Sylvia Sikora of Pleasant Hills is also a four-decade veteran of Thanksgiving menus. Working as a nurse, she didn't have a lot of time to cook, and she relied on a simple, classic menu and careful planning. She's now retired, but the simplicity remains. According to Mrs. Sikora, as long as you make a thorough list of ingredients and clean out your fridge before shopping, you can't go wrong. If you can't make everything yourself, order dessert and rolls from a good bakery.
Her secret weapon? "Have a lot of wine and give it to them ahead of time."

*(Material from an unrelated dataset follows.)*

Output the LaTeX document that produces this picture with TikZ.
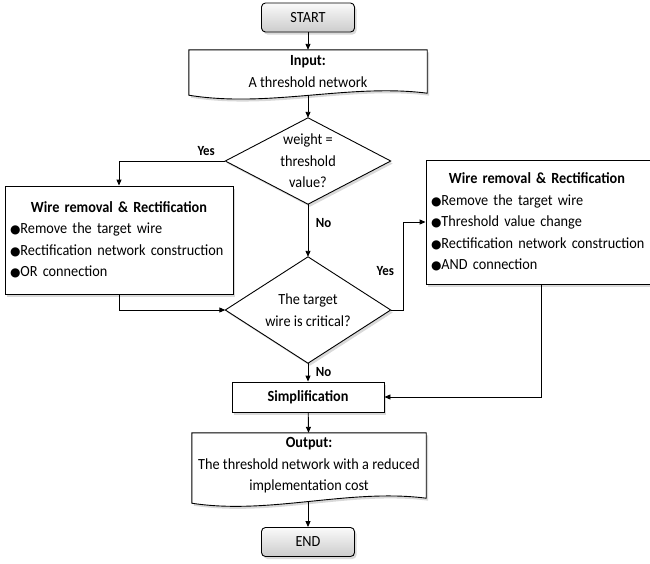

Both women emphasized the importance of setting the table ahead of time. My husband's grandmother went a step further, setting up all her serving dishes and putting scraps of paper in each one, listing what it would hold the next day. You may want to do this in advance to make sure you don't need to borrow or buy anything. Also, make sure you have enough chairs and table settings (no one will care if they match). Cloth napkins in bright colors are an easy way to add some color and dress up a table, Mrs. Ranallo said.
Less-experienced cooks, those expecting many guests or those who are pressed for time should stick to a classic menu. But if you have plenty of time, love to cook and have thrown lots of dinner parties there's no reason you can't put your own stamp on the menu.

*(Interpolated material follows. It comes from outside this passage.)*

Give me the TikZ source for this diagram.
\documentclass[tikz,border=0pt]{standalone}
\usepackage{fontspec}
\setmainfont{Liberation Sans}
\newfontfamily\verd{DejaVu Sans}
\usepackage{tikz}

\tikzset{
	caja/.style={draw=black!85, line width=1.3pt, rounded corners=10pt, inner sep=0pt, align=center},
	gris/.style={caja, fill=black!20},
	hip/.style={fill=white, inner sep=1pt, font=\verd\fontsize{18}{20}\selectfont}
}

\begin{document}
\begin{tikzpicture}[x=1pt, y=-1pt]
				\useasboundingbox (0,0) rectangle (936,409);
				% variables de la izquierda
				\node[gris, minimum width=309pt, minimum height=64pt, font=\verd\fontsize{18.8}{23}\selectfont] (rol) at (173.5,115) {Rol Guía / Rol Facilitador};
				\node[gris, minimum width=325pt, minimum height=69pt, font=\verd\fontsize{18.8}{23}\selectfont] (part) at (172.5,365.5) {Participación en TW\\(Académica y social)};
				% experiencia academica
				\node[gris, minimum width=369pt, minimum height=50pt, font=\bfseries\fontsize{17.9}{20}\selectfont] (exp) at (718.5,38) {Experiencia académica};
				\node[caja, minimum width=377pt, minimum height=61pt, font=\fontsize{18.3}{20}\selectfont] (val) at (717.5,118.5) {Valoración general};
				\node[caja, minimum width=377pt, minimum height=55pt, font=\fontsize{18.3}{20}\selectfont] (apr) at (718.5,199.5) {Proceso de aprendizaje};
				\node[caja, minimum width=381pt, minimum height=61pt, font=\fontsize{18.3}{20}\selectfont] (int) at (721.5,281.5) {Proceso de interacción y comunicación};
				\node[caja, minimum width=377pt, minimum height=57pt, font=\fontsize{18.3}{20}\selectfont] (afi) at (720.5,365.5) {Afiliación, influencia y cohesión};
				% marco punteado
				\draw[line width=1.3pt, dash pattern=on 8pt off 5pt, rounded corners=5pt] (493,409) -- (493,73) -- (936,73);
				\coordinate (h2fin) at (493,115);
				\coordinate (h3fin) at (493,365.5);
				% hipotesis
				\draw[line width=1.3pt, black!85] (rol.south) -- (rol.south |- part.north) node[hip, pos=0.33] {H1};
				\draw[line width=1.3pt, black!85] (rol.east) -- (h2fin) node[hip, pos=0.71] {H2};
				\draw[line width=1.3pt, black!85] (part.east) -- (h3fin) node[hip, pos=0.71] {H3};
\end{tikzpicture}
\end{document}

Nikkia Ballantyne of Hillsboro, Ore., and her family celebrated with a traditional dinner every year, until last year, when she decided it was time for a change. With "20 or 30 years of turkey" behind them, Ms. Ballantyne decided to use Thanksgiving as an opportunity to indulge her passion for cooking and long-time hobbies, which she hopes to pursue as a career.
"I think of Thanksgiving as an academic lab, where for a month or more I can delve deeply into a chosen culture, study it even more obsessively than usual, hunt down ingredients and create representative dishes for the table. The challenge, of course, is to keep the modern-day appeal for my family members," Ms. Ballantyne wrote in an e-mail.
This year's feast was inspired by a Dutch Golden Age still-life painting, which depicted a table with purple and red ornamental eggplant, a lobster and a basket heaped with fruit and vegetables. That painting led her to others -- all scenes of kitchens or tables full of food -- and eventually she settled on this year's menu. Her "Hunter's Bounty" Thanksgiving will offer roast leg of lamb with potatoes, leeks, onions and turnips, braised pheasant, roast guinea hen with apple and onion stuffing, broiled venison, game gravy and more.
Although tracking down unusual ingredients is part of the fun, Ms. Ballantyne found that many of these meats are slowly coming back into fashion. This year, she's ordering all of the game from D'Artagnan (www.dartagnan.com), a company based in Newark, N.J., that specializes in top-quality game and other meats.
If you'd like to be more creative but your family is resistant, make changes gradually. Maybe your family will fuss if you swap out caramel ice cream for the second kind of pie or try a new kind of cranberry sauce, but if there are plenty of old favorites around they might not even notice.